Spokira is narrower, but its pronunciation loop is useful if your accent keeps slipping. It works best when you already know basic French and want cleaner sound production. Pimsleur still matters too, because the call-and-response format builds recall without notes.
If your study time is short, Pimsleur is one of the few apps that can make 20 minutes feel useful. It is not flashy, and that helps.
Listening, reading, and recall

LingQ is the best choice if you want to turn podcasts, articles, and audiobooks into study material. It gives you real input and enough friction to keep you awake. You still have to notice words and confirm meaning, which is the point.
For media-heavy learners, Migaku’s French immersion tools show why subtitles and reading in context matter. That kind of input is useful, but it works best when paired with a system.
Clozemaster is different. It is less like a course and more like a sentence gym, which is why it helps vocabulary stick after the basics are done. If you want a deeper take on that model, the Clozemaster review for French is a useful companion.
Best picks for different learner types
If you want one main app, Rocket French is the safest bet. It gives structure and enough depth to matter.
If speaking is your weak spot, iTalki is the clear winner. Real feedback beats any mic drill.
If you need more input, pair LingQ with Clozemaster. That mix covers listening and recall.
If grammar keeps tripping you up, Kwiziq is the sharpest repair tool. It finds the exact rule you missed.

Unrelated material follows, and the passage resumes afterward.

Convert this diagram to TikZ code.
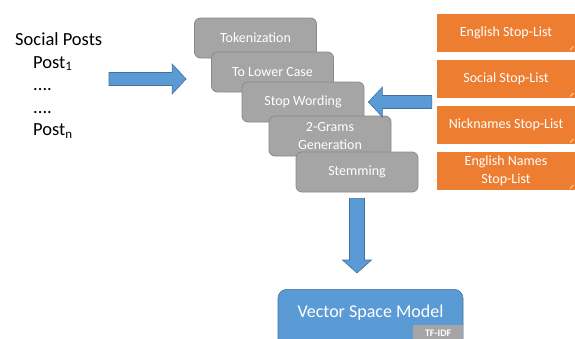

If pronunciation is the bottleneck, choose Spokira or Pimsleur. Both help your ears and mouth work together.
If you want a balanced backup app, Busuu or Babbel can fill gaps. They help, but they should not carry advanced study alone.
Conclusion
The best French apps in 2026 are the ones that solve a narrow problem well. Serious learners usually do best with one core tool for structure or speaking, then one app for input and one for repair.
If an app only feels productive, but never makes you produce French, it will not carry you far. The right mix is less flashy, and far more durable.